Exercise:
With the pictures left out, copy the listing below exactly.

Data block:
+---+
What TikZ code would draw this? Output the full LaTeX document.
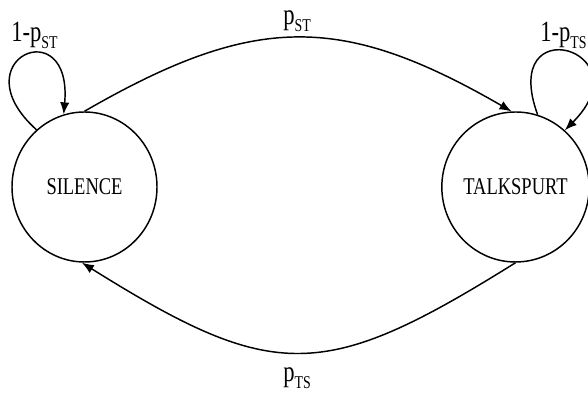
\documentclass[tikz,border=0pt]{standalone}
\usepackage{fontspec}
\setmainfont{Liberation Serif}[FakeStretch=0.77]
\usetikzlibrary{arrows.meta,shapes.geometric}
\newcommand{\trans}[2]{#1\raisebox{-5pt}{\fontsize{13.5}{13.5}\selectfont #2}}

\begin{document}
\begin{tikzpicture}[x=0.75pt,y=0.75pt,
	state/.style={draw,ellipse,line width=1.1pt,minimum width=108.75pt,minimum height=112.5pt,inner sep=0pt,font=\fontsize{18}{18}\selectfont},
	edge/.style={line width=1.1pt,-{Latex[length=9pt,width=7pt]}},
	prob/.style={inner sep=0pt,font=\fontsize{22}{22}\selectfont}]
	\useasboundingbox (0,0) rectangle (588,398);
	\node[state] (silence) at (84.5,211) {SILENCE};
	\node[state] (talkspurt) at (515.5,211) {TALKSPURT};
	% transitions between the two states
	\draw[edge] (silence.north) to[out=30,in=150,looseness=1.18] (talkspurt.93);
	\draw[edge] (talkspurt.south) to[out=-148,in=-32,looseness=1.34] (silence.268);
	% staying in the same state
	\draw[edge] (silence.130) to[out=138,in=85,looseness=8.6] (silence.106);
	\draw[edge] (talkspurt.73) to[out=110,in=45,looseness=9.3] (talkspurt.49);
	% probabilities
	\node[prob,anchor=base west] (pst) at (283,373) {\trans{p}{ST}};
	\node[prob,anchor=base west] (pts) at (283,16) {\trans{p}{TS}};
	\node[prob,anchor=base west] (stayst) at (11,356) {\trans{1-p}{ST}};
	\node[prob,anchor=base west] (stayts) at (540,356) {\trans{1-p}{TS}};
\end{tikzpicture}
\end{document}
+---+
Expected answer:
What TikZ code would draw this? Output the full LaTeX document.
\documentclass[tikz,border=0pt]{standalone}
\usepackage{fontspec}
\setmainfont{Liberation Serif}[FakeStretch=0.77]
\usetikzlibrary{arrows.meta,shapes.geometric}
\newcommand{\trans}[2]{#1\raisebox{-5pt}{\fontsize{13.5}{13.5}\selectfont #2}}

\begin{document}
\begin{tikzpicture}[x=0.75pt,y=0.75pt,
	state/.style={draw,ellipse,line width=1.1pt,minimum width=108.75pt,minimum height=112.5pt,inner sep=0pt,font=\fontsize{18}{18}\selectfont},
	edge/.style={line width=1.1pt,-{Latex[length=9pt,width=7pt]}},
	prob/.style={inner sep=0pt,font=\fontsize{22}{22}\selectfont}]
	\useasboundingbox (0,0) rectangle (588,398);
	\node[state] (silence) at (84.5,211) {SILENCE};
	\node[state] (talkspurt) at (515.5,211) {TALKSPURT};
	% transitions between the two states
	\draw[edge] (silence.north) to[out=30,in=150,looseness=1.18] (talkspurt.93);
	\draw[edge] (talkspurt.south) to[out=-148,in=-32,looseness=1.34] (silence.268);
	% staying in the same state
	\draw[edge] (silence.130) to[out=138,in=85,looseness=8.6] (silence.106);
	\draw[edge] (talkspurt.73) to[out=110,in=45,looseness=9.3] (talkspurt.49);
	% probabilities
	\node[prob,anchor=base west] (pst) at (283,373) {\trans{p}{ST}};
	\node[prob,anchor=base west] (pts) at (283,16) {\trans{p}{TS}};
	\node[prob,anchor=base west] (stayst) at (11,356) {\trans{1-p}{ST}};
	\node[prob,anchor=base west] (stayts) at (540,356) {\trans{1-p}{TS}};
\end{tikzpicture}
\end{document}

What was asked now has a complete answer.